Are Your Documents And Files Putting Your Business At Risk?

Poorly or improperly managed company information, documents, and files have a dangerously high potential to paralyze both growing and already-established businesses.

Leading to financial disasters including business identity theft, data breaches, and legal implications down the road, a business’s documents can be their Achilles if their information is ever stolen or exposed.

As a result, this consequently poses a new question for business owners to now ask themselves: What steps are you taking to safeguard your own company information, and how well are you addressing all your risks?

Here’s a few of the most common threats that stolen, lost, or mismanaged files and documents can leave businesses grappling with, as well as strategies for how you can help you to sidestep the blunders of past businesses.

Business Identity Theft

According to the Better Business Bureau, identity theft is a crime that affects over 9 million people and costs over $56 billion to the economy every year. However, the cross-hairs of identity thieves are now expanding to not only include individuals, but businesses as well.

Business identity theft is when a criminal steals a business’s sensitive information and identity, afterwards using it to fraudulently establish lines of credit with banks or retailers. Tactics such as rummaging through garbage and intercepting or rerouting mail are just a few of the common tactics thieves use to steal sensitive files and documents.

The devastation inflicted on the victim business can be severe. The business’s credit history can lead to denial of credit—eventually leading to operational problems down the road. Compounding this, the cost to repair and correct the damage done to the business can range upwards of hundreds of dollars on top of countless hours of lost time.

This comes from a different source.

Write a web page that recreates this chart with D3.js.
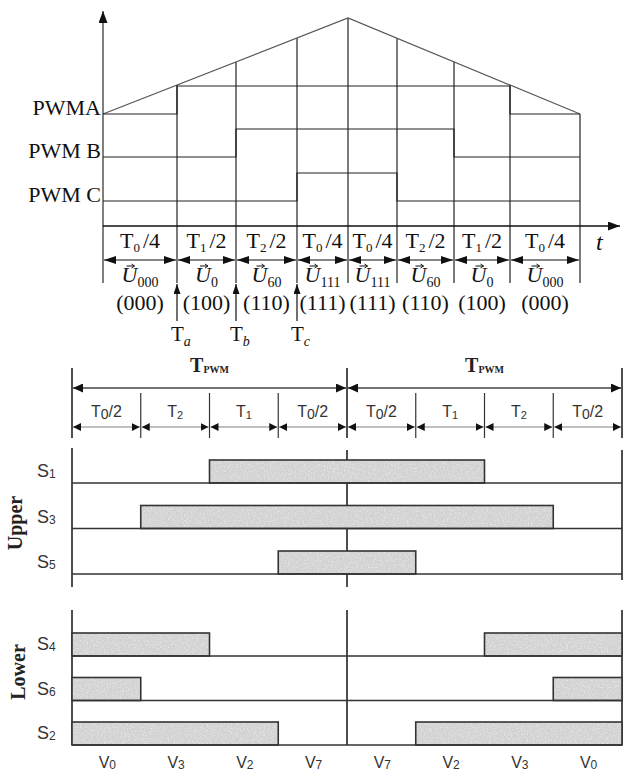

To best protect your business from potential identity theft, it’s important you ensure only documents that are necessary to your business operations or have legal retention requirements are kept and maintained. The more files a business has, the greater the odds are for them to be stolen or misused.

Businesses should be sure to shred all remaining documents and are strongly recommended to use cross-cut shredding to eliminate the chances of paper shreds potentially being put back together. Businesses needing both small and large-volume shredding have numerous document destruction service options to help with dealing with shredding without sacrificing labor costs.

Data Breaches

With recent disasters such as the Yahoo data breaches as just one example, data breaches involve both the intentional and unintentional release and exposure of sensitive documents and information.

Data breaches are frequently the cause of improperly implemented security measures or human error, and can inflict potentially crippling direct and indirect costs on businesses.

On the forefront of direct costs, laws such as HIPAA which govern the safeguarding of personally identifiable information (PII) or personal health information (PHI) come with significant fines for noncompliance should any information be stolen or exposed.

In terms of indirect financial impact, many states have now passed data breach notification laws, which require breaches businesses to notify all affected individuals as well. As past examples show, word spreads quickly through the grapevine and will eventually lead to a serious blow to the business’s brand reputation.

To prevent data breaches, best practices include ensuring your business uses encrypted information such as emails and documents, avoids using or posting information on the internet without proper security protocols, and regularly updates and educates employees on breach risk-reduction practices.

Legal Implications

As briefly mentioned before, documents requiring specific retention periods are some of the necessary documents your business does want to keep around—however it’s important to remain aware of the delicate line businesses need to walk when it comes to how long they hold on to information.

If, on one hand companies are either knowingly or unknowingly negligent of retention guidelines and shred or dispose their documents too soon, this can quickly land the business in hot legal water.

In the event of a lawsuit or other legal claim, companies are required to produce all relevant documents pertaining to the investigation. If they’re already destroyed before the required retention period has expired, the business will be swiftly met with steep fines for obstructing or interfering with the investigation.

In 2017, banking icon Morgan Stanley became a perfect example when the SEC laid down a $13 million fine for failing to maintain client records per regulations, however at the same time, retaining documents too long has also come back to bite businesses.

In the event of an investigation much like the one Morgan Stanley recently underwent, businesses are required to produce all documents relevant to the ongoing investigation—including those that are past their retention period and are no longer necessary to keep.

In these instances, businesses have often been exposed to further legal liability that could have been avoided with adherence to a proper retention schedule, and as with any other of the risk factors a business’s documents and files may be exposed to, the financial implications to businesses can be both severe and long-lasting.